Denn die EU-Staaten haben offenkundig nicht die Absicht, sich von der Kommission stärker in die Verantwortung nehmen zu lassen. 15 von ihnen hätten erklärt, den Reformvorschlag nicht zu unterstützen, so Pötzsch: "Und damit ist klar, dass keine qualifizierte Mehrheit im Ministerrat für den Vorschlag zustande kommt."
Ohne diese Mehrheit liegt die Reform wohl dauerhaft auf Eis. Und das Komitologieverfahren bleibt der öffentlichen Kontrolle weitgehend entzogen.
Zurück zum Streit um die Prüfkriterien für Pflanzenschutzmittel: Die 28 EU-Staaten werden am 16. und 17. Juli im Komitologie-Ausschuss wohl eine schrittweise Einführen der Bienenleitlinien beschließen – ein Mininalkompromiss. Alle besonders strittigen, weil hohen Hürden für Pflanzenschutz-Wirkstoffe blieben dabei für mindestens zwei Jahre ausgesetzt.
Im Klartext: Vorerst keine Tests auf chronische Wirkungen, keine Tests an Wildbienen und keine an Larven von Honigbienen.
Bis März 2021 wird die EFSA die Bienenleitlinien aus 2013 auf den neuesten wissenschaftlichen Stand bringen. Dann, so die Hoffnung, könnten sie unter den EU-Staaten mehrheitsfähig sein. So lange müssen Hersteller weiter nur akute Risiken eines Wirkstoffes an erwachsenen Honigbienen testen – das aber mit umfassenderen Studien als bisher.

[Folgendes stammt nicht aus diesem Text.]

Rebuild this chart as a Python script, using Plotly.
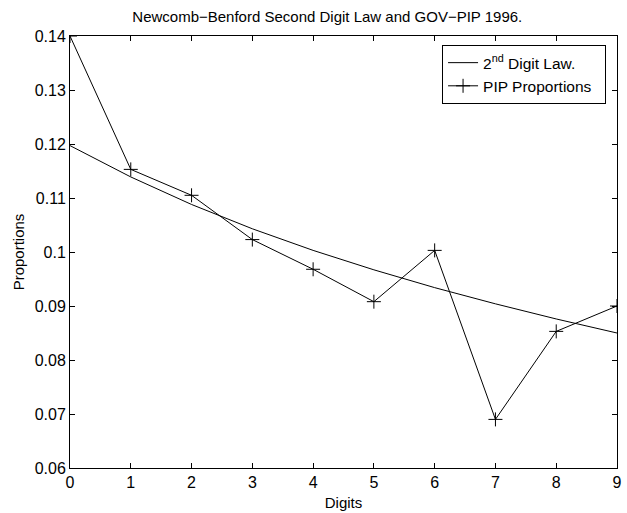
import plotly.graph_objects as go

digits = [0, 1, 2, 3, 4, 5, 6, 7, 8, 9]
law = [0.1197, 0.1139, 0.1088, 0.1043, 0.1003, 0.0967, 0.0934, 0.0904, 0.0876, 0.0850]
pip = [0.1400, 0.1153, 0.1105, 0.1023, 0.0968, 0.0908, 0.1003, 0.0690, 0.0853, 0.0900]

fig = go.Figure()
fig.add_trace(go.Scatter(x=digits, y=law, mode="lines", name="2<sup>nd</sup> Digit Law.",
                         line=dict(color="black", width=1)))
fig.add_trace(go.Scatter(x=digits, y=pip, mode="lines+markers", name="PIP Proportions\u00a0\u00a0",
                         line=dict(color="black", width=1),
                         marker=dict(symbol="cross-thin", size=10, line=dict(color="black", width=1))))

axis_common = dict(showgrid=False, zeroline=False, showline=True, linecolor="black", linewidth=1,
                   mirror="ticks", ticks="inside", ticklen=5, tickcolor="black", automargin=False,
                   tickfont=dict(family="Liberation Sans, Arial", size=16, color="black"))
fig.update_layout(
    width=627, height=513,
    margin=dict(l=70, r=10, t=36, b=45),
    paper_bgcolor="white", plot_bgcolor="white",
    font=dict(family="Liberation Sans, Arial", color="black"),
    title=dict(text="Newcomb\u2212Benford Second Digit Law and GOV\u2212PIP 1996.",
               x=0.522, xanchor="center", y=0.967, yanchor="middle",
               font=dict(size=15, color="black")),
    xaxis=dict(range=[0, 9], tickvals=digits, title=dict(text="Digits", standoff=7,
               font=dict(size=15)), **axis_common),
    yaxis=dict(range=[0.06, 0.14], dtick=0.01, tickformat="~g",
               title=dict(text="Proportions", standoff=6, font=dict(size=15)), **axis_common),
    showlegend=True,
    legend=dict(x=0.98, y=0.979, xanchor="right", yanchor="top",
                bgcolor="white", bordercolor="black", borderwidth=1,
                font=dict(size=15.5, color="black"), tracegroupgap=0),
)
fig.write_html("out.html", config={"displayModeBar": False},
               post_script="document.body.style.margin='0';")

Ein kleinster gemeinsamer Nenner, der auf Kritik stößt: Den Herstellern sind die umfassenden Studienanforderungen nach wie vor zu anspruchsvoll. Und Umweltschützer sehen die ursprünglichen Vorgaben verwässert. Ob Deutschland dem Vorschlag zustimmt? Unklar.
Das Ringen um die Bienenleitlinien – es fügt sich ein in die große Debatte über die laufende Reform der milliardenschweren EU-Agrarpolitik: Welche Art der Landwirtschaft will Europa nach 2020?
Auch hier ist eine der Haupt-Konfliktlinien die zwischen Wirtschaftsinteressen auf der einen - und Klima- und Artenschutz auf der anderen Seite. Mit dem neuen EU-Parlament – und einer erstarkten Grünen-Fraktion – gehen die Verhandlungen jetzt in die heiße Phase.